It is more the scenario A) you described.
I have a number of input text files (could be a large number), for each
I have two XMI files that contain the annotation objects, one from our
analysis engine pipeline and the other from the human annotator. So for
each input text file, I will need to load them both in memory and
compare them. My output will be any differences that I can find between
each pair of such XMI files.
Now, the challenge is that both of the XMI files were generated with the
"_InitialView" as the sofa ID. So when I try to load them into two
separate view's underlying CASes, it does not work mostly because of the
identical sofa IDs embedded in the XMI files. Then I try to use one CAS
to deserialize the 2 XMI files sequentially. But I am having trouble
emptying the CAS after loading the first XMI file with CAS.reset() method.
James
On 7/25/2011 11:50 AM, Burn Lewis wrote:
I'm not clear on how you'd like this pipeline to work, e.g. what are the
inputs& outputs to this annotator?
A) Are you feeding it a stream of CASes created from the pairs of XMI files
to be compared? e.g. X1 Y1 X2 Y2 X3 Y3 ...
where X1& Y1 are to be compared, then X2 Y2 etc. If so then your annotator
could extract the information from the 1st and save it locally to compare
with the information in the 2nd member of the pair when it arrives.

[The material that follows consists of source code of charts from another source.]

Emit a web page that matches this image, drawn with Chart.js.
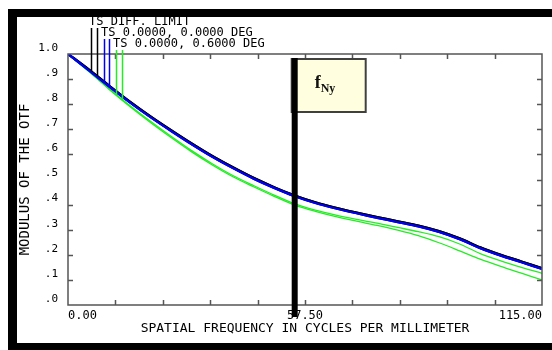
<!DOCTYPE html>
<html><head><meta charset="utf-8">
<script src="https://cdn.jsdelivr.net/npm/chart.js@4/dist/chart.umd.min.js"></script>
<style>html,body{margin:0;padding:0;background:#fff;}canvas{display:block;}</style>
</head><body>
<canvas id="c" width="552" height="350"></canvas>
<script>
// ---- data ----
const freq   = [0, 5, 10, 15, 20, 25, 30, 35, 40, 45, 50, 55, 60, 65, 70, 75, 80, 85, 90, 95, 100, 105, 110, 115];
const diffT  = [1.0, 0.938, 0.873, 0.810, 0.751, 0.696, 0.643, 0.593, 0.548, 0.506, 0.469, 0.436, 0.409, 0.387, 0.368, 0.350, 0.333, 0.316, 0.294, 0.265, 0.229, 0.199, 0.173, 0.146];
const diffS  = [1.0, 0.938, 0.873, 0.810, 0.751, 0.696, 0.643, 0.593, 0.548, 0.506, 0.469, 0.436, 0.409, 0.387, 0.368, 0.350, 0.333, 0.316, 0.294, 0.265, 0.229, 0.199, 0.173, 0.146];
const axisT  = [1.0, 0.935, 0.870, 0.807, 0.748, 0.693, 0.640, 0.590, 0.545, 0.503, 0.466, 0.433, 0.406, 0.384, 0.365, 0.347, 0.330, 0.313, 0.291, 0.262, 0.226, 0.196, 0.170, 0.143];
const axisS  = [1.0, 0.935, 0.870, 0.807, 0.748, 0.693, 0.640, 0.590, 0.545, 0.503, 0.466, 0.433, 0.406, 0.384, 0.365, 0.347, 0.330, 0.313, 0.291, 0.262, 0.226, 0.196, 0.170, 0.143];
const fieldT = [1.0, 0.932, 0.862, 0.795, 0.732, 0.672, 0.615, 0.563, 0.516, 0.476, 0.438, 0.403, 0.378, 0.358, 0.341, 0.326, 0.309, 0.292, 0.272, 0.243, 0.205, 0.176, 0.150, 0.126];
const fieldS = [1.0, 0.931, 0.859, 0.791, 0.727, 0.667, 0.610, 0.558, 0.511, 0.471, 0.433, 0.398, 0.373, 0.352, 0.334, 0.317, 0.298, 0.276, 0.248, 0.216, 0.183, 0.154, 0.127, 0.100];
const xTicks    = [0, 11.5, 23, 34.5, 46, 57.5, 69, 80.5, 92, 103.5, 115];
const xTickText = {0: '0.00', 57.5: '57.50', 115: '115.00'};
const yTicks    = [0, 0.1, 0.2, 0.3, 0.4, 0.5, 0.6, 0.7, 0.8, 0.9, 1.0];
const legendText = ['TS DIFF. LIMIT', 'TS 0.0000, 0.0000 DEG', 'TS 0.0000, 0.6000 DEG'];
const xTitle = 'SPATIAL FREQUENCY IN CYCLES PER MILLIMETER';
const yTitle = 'MODULUS OF THE OTF';
const nyquist = 55;
const nyText = ['f', 'Ny'];

const MONO = '"DejaVu Sans Mono", "Liberation Mono", monospace';
const toXY = arr => arr.map((v, i) => ({x: freq[i], y: v}));

const BLUE = '#0000ee', GREEN = '#22ee22', BLACK = '#000000';

const deco = {
  id: 'deco',
  afterDraw(chart) {
    const ctx = chart.ctx, ca = chart.chartArea;
    const xs = chart.scales.x, ys = chart.scales.y;
    ctx.save();
    // plot frame
    ctx.strokeStyle = '#555';
    ctx.lineWidth = 1.5;
    ctx.strokeRect(ca.left, ca.top, ca.right - ca.left, ca.bottom - ca.top);
    // inner ticks
    ctx.beginPath();
    xTicks.forEach((v, i) => {
      if (i === 0 || i === xTicks.length - 1) return;
      const px = Math.round(xs.getPixelForValue(v)) + 0.5;
      ctx.moveTo(px, ca.bottom); ctx.lineTo(px, ca.bottom - 5);
      ctx.moveTo(px, ca.top); ctx.lineTo(px, ca.top + 5);
    });
    yTicks.forEach((v, i) => {
      if (i === 0 || i === yTicks.length - 1) return;
      const py = Math.round(ys.getPixelForValue(v)) + 0.5;
      if (v !== 0.5) { ctx.moveTo(ca.left, py); ctx.lineTo(ca.left + 5, py); }
      ctx.moveTo(ca.right, py); ctx.lineTo(ca.right - 5, py);
    });
    ctx.stroke();

    // legend text
    ctx.fillStyle = '#000';
    ctx.font = '12px ' + MONO;
    ctx.textBaseline = 'alphabetic';
    ctx.textAlign = 'left';
    ctx.fillText(legendText[0], 89, 25);
    ctx.fillText(legendText[1], 101, 36);
    ctx.fillText(legendText[2], 113, 47);

    // legend leader lines down to curves
    const curveY = (di, px) => {
      const pts = chart.getDatasetMeta(di).data;
      for (let i = 0; i < pts.length - 1; i++) {
        if (pts[i].x <= px && pts[i + 1].x >= px) {
          const t = (px - pts[i].x) / (pts[i + 1].x - pts[i].x);
          return pts[i].y + t * (pts[i + 1].y - pts[i].y);
        }
      }
      return ca.bottom;
    };
    const leaders = [
      {ds: 4, x: 91, y0: 28, c: BLACK},
      {ds: 5, x: 97, y0: 28, c: BLACK},
      {ds: 0, x: 104, y0: 39, c: BLUE},
      {ds: 1, x: 109, y0: 39, c: BLUE},
      {ds: 2, x: 116, y0: 50, c: GREEN},
      {ds: 3, x: 122, y0: 50, c: GREEN}
    ];
    ctx.lineWidth = 1.5;
    leaders.forEach(l => {
      ctx.strokeStyle = l.c;
      ctx.beginPath();
      ctx.moveTo(l.x + 0.5, l.y0);
      ctx.lineTo(l.x + 0.5, curveY(l.ds, l.x));
      ctx.stroke();
    });

    // Nyquist marker
    const nx = xs.getPixelForValue(nyquist);
    const bx = nx - 3, by = ca.top + 5, bw = 74, bh = 53;
    ctx.fillStyle = '#ffffe0';
    ctx.fillRect(bx, by, bw, bh);
    ctx.strokeStyle = '#404040';
    ctx.lineWidth = 2;
    ctx.strokeRect(bx, by, bw, bh);
    ctx.fillStyle = '#000';
    ctx.fillRect(nx - 3, by - 1, 6, ca.bottom + 13 - by);
    ctx.fillStyle = '#111';
    ctx.font = 'bold 18px "Liberation Serif", "DejaVu Serif", serif';
    ctx.fillText(nyText[0], nx + 20, by + 29);
    ctx.font = 'bold 12px "Liberation Serif", "DejaVu Serif", serif';
    ctx.fillText(nyText[1], nx + 26, by + 33);

    // outer black frame
    ctx.fillStyle = '#000';
    ctx.fillRect(8, 9, 552 - 8, 8);
    ctx.fillRect(8, 9, 9, 350 - 9);
    ctx.fillRect(8, 343, 552 - 8, 7);
    ctx.restore();
  }
};

new Chart(document.getElementById('c'), {
  type: 'line',
  data: {
    datasets: [
      {label: 'TS 0.0000, 0.0000 DEG T', data: toXY(axisT), borderColor: BLUE, borderWidth: 2},
      {label: 'TS 0.0000, 0.0000 DEG S', data: toXY(axisS), borderColor: BLUE, borderWidth: 2},
      {label: 'TS 0.0000, 0.6000 DEG T', data: toXY(fieldT), borderColor: GREEN, borderWidth: 1.3},
      {label: 'TS 0.0000, 0.6000 DEG S', data: toXY(fieldS), borderColor: GREEN, borderWidth: 1.3},
      {label: 'TS DIFF. LIMIT T', data: toXY(diffT), borderColor: BLACK, borderWidth: 2.5},
      {label: 'TS DIFF. LIMIT S', data: toXY(diffS), borderColor: BLACK, borderWidth: 2.5}
    ]
  },
  options: {
    responsive: false,
    animation: false,
    devicePixelRatio: 1,
    layout: {padding: {left: 0, top: 54, right: 10, bottom: 0}},
    elements: {point: {radius: 0}, line: {tension: 0.3, fill: false}},
    plugins: {legend: {display: false}, tooltip: {enabled: false}, title: {display: false}},
    scales: {
      x: {
        type: 'linear', min: 0, max: 115,
        grid: {display: false, drawTicks: false, tickLength: 0}, border: {display: false},
        afterBuildTicks: s => { s.ticks = xTicks.map(v => ({value: v})); },
        afterFit: s => { s.height = 45; },
        ticks: {
          autoSkip: false, maxRotation: 0, align: 'inner', padding: 4,
          color: '#000', font: {family: MONO, size: 12},
          callback: v => xTickText[v] !== undefined ? xTickText[v] : ''
        },
        title: {display: true, text: xTitle, color: '#000', font: {family: MONO, size: 13}, padding: {top: 0, bottom: 14}}
      },
      y: {
        type: 'linear', min: 0, max: 1,
        grid: {display: false, drawTicks: false, tickLength: 0}, border: {display: false},
        afterBuildTicks: s => { s.ticks = yTicks.map(v => ({value: v})); },
        afterFit: s => { s.width = 68; },
        ticks: {
          padding: 10, labelOffset: -6, color: '#000', font: {family: MONO, size: 11},
          callback: v => v >= 0.999 ? '1.0' : '.' + Math.round(v * 10)
        },
        title: {display: true, text: yTitle, color: '#000', font: {family: MONO, size: 14}, padding: {top: 17, bottom: 0}}
      }
    }
  },
  plugins: [deco]
});
</script>
</body></html>
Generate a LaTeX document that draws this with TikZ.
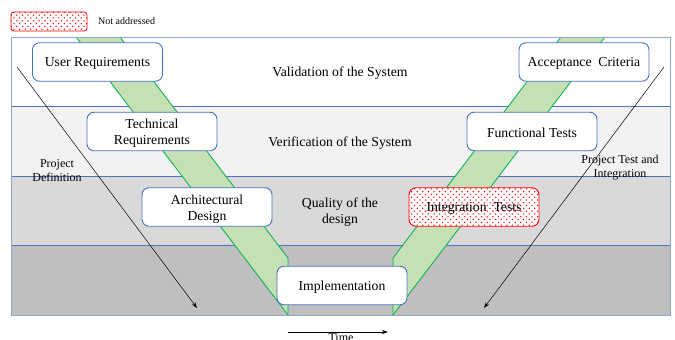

B} Or does the input CAS merely contain the names of the two XMI files to be
compared, in which case you should follow Eddie's suggestion and implement
it as a CAS Multiplier so that it can create a couple of empty CASes to
deserialize into.
Since the deserialize calls reconstruct a complete CAS they can only be
applied to empty CASes so are usually made in Collection Readers or CAS
Multipliers.
~Burn